What to do: Write out the entire listing below exactly, with the pictures left out.

# start of Source data

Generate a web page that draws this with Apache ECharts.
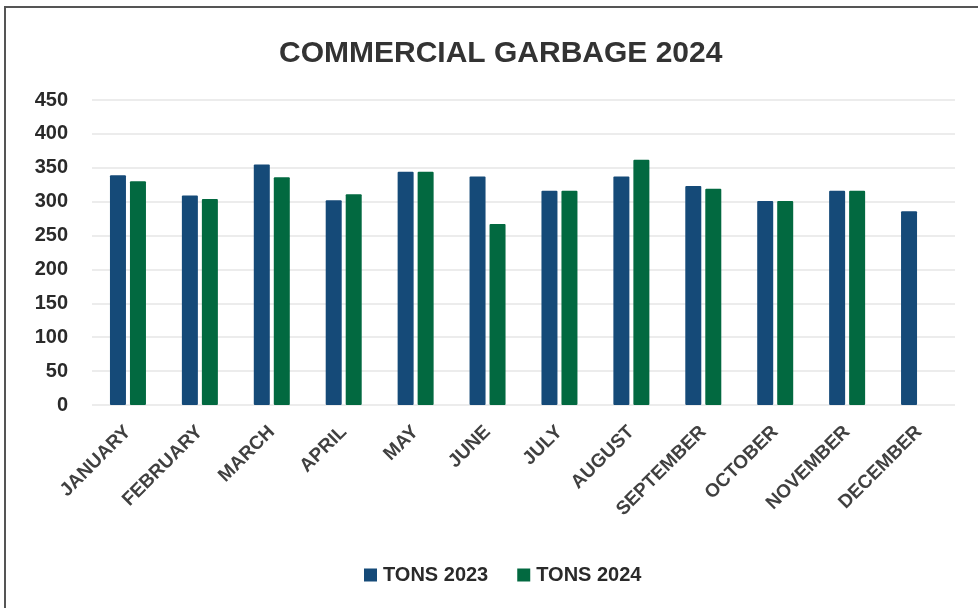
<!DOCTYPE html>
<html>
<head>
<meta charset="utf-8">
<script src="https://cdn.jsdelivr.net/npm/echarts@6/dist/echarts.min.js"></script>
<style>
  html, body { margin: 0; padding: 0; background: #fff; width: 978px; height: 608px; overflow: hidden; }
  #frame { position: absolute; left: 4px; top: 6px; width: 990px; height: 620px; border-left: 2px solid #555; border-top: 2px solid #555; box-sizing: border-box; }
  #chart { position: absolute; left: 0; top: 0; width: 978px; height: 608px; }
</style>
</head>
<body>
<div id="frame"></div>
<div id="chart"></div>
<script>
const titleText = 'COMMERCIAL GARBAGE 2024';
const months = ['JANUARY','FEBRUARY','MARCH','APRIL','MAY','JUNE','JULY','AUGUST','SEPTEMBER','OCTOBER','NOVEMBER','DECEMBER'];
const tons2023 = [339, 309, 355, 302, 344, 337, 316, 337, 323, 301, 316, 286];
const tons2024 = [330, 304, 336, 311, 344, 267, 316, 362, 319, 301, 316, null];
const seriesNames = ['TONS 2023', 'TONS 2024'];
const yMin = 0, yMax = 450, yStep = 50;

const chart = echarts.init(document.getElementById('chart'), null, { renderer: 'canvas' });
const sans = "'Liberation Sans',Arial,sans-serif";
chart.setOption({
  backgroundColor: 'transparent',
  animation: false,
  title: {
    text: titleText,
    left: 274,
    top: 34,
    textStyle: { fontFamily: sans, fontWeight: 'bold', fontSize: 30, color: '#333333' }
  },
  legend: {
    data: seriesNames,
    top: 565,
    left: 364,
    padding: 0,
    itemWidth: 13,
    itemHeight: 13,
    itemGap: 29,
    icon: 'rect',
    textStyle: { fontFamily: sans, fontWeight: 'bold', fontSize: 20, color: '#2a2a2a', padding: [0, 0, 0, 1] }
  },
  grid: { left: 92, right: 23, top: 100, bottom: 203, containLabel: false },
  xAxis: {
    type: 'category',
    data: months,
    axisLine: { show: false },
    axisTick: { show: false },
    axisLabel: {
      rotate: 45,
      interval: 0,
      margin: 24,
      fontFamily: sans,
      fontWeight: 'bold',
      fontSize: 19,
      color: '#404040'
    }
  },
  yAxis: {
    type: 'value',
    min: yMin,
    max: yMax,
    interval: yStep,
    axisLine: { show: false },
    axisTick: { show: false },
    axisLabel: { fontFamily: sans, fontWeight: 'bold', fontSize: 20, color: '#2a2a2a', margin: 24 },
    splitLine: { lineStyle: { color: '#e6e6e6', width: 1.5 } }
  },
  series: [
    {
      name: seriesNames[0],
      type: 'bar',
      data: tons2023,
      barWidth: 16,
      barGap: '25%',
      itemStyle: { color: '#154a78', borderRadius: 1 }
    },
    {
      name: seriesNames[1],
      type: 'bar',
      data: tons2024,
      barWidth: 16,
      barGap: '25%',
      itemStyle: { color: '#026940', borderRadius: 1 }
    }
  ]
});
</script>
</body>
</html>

# end of Source data

Output of the exercise:
Generate a web page that draws this with Apache ECharts.
<!DOCTYPE html>
<html>
<head>
<meta charset="utf-8">
<script src="https://cdn.jsdelivr.net/npm/echarts@6/dist/echarts.min.js"></script>
<style>
  html, body { margin: 0; padding: 0; background: #fff; width: 978px; height: 608px; overflow: hidden; }
  #frame { position: absolute; left: 4px; top: 6px; width: 990px; height: 620px; border-left: 2px solid #555; border-top: 2px solid #555; box-sizing: border-box; }
  #chart { position: absolute; left: 0; top: 0; width: 978px; height: 608px; }
</style>
</head>
<body>
<div id="frame"></div>
<div id="chart"></div>
<script>
const titleText = 'COMMERCIAL GARBAGE 2024';
const months = ['JANUARY','FEBRUARY','MARCH','APRIL','MAY','JUNE','JULY','AUGUST','SEPTEMBER','OCTOBER','NOVEMBER','DECEMBER'];
const tons2023 = [339, 309, 355, 302, 344, 337, 316, 337, 323, 301, 316, 286];
const tons2024 = [330, 304, 336, 311, 344, 267, 316, 362, 319, 301, 316, null];
const seriesNames = ['TONS 2023', 'TONS 2024'];
const yMin = 0, yMax = 450, yStep = 50;

const chart = echarts.init(document.getElementById('chart'), null, { renderer: 'canvas' });
const sans = "'Liberation Sans',Arial,sans-serif";
chart.setOption({
  backgroundColor: 'transparent',
  animation: false,
  title: {
    text: titleText,
    left: 274,
    top: 34,
    textStyle: { fontFamily: sans, fontWeight: 'bold', fontSize: 30, color: '#333333' }
  },
  legend: {
    data: seriesNames,
    top: 565,
    left: 364,
    padding: 0,
    itemWidth: 13,
    itemHeight: 13,
    itemGap: 29,
    icon: 'rect',
    textStyle: { fontFamily: sans, fontWeight: 'bold', fontSize: 20, color: '#2a2a2a', padding: [0, 0, 0, 1] }
  },
  grid: { left: 92, right: 23, top: 100, bottom: 203, containLabel: false },
  xAxis: {
    type: 'category',
    data: months,
    axisLine: { show: false },
    axisTick: { show: false },
    axisLabel: {
      rotate: 45,
      interval: 0,
      margin: 24,
      fontFamily: sans,
      fontWeight: 'bold',
      fontSize: 19,
      color: '#404040'
    }
  },
  yAxis: {
    type: 'value',
    min: yMin,
    max: yMax,
    interval: yStep,
    axisLine: { show: false },
    axisTick: { show: false },
    axisLabel: { fontFamily: sans, fontWeight: 'bold', fontSize: 20, color: '#2a2a2a', margin: 24 },
    splitLine: { lineStyle: { color: '#e6e6e6', width: 1.5 } }
  },
  series: [
    {
      name: seriesNames[0],
      type: 'bar',
      data: tons2023,
      barWidth: 16,
      barGap: '25%',
      itemStyle: { color: '#154a78', borderRadius: 1 }
    },
    {
      name: seriesNames[1],
      type: 'bar',
      data: tons2024,
      barWidth: 16,
      barGap: '25%',
      itemStyle: { color: '#026940', borderRadius: 1 }
    }
  ]
});
</script>
</body>
</html>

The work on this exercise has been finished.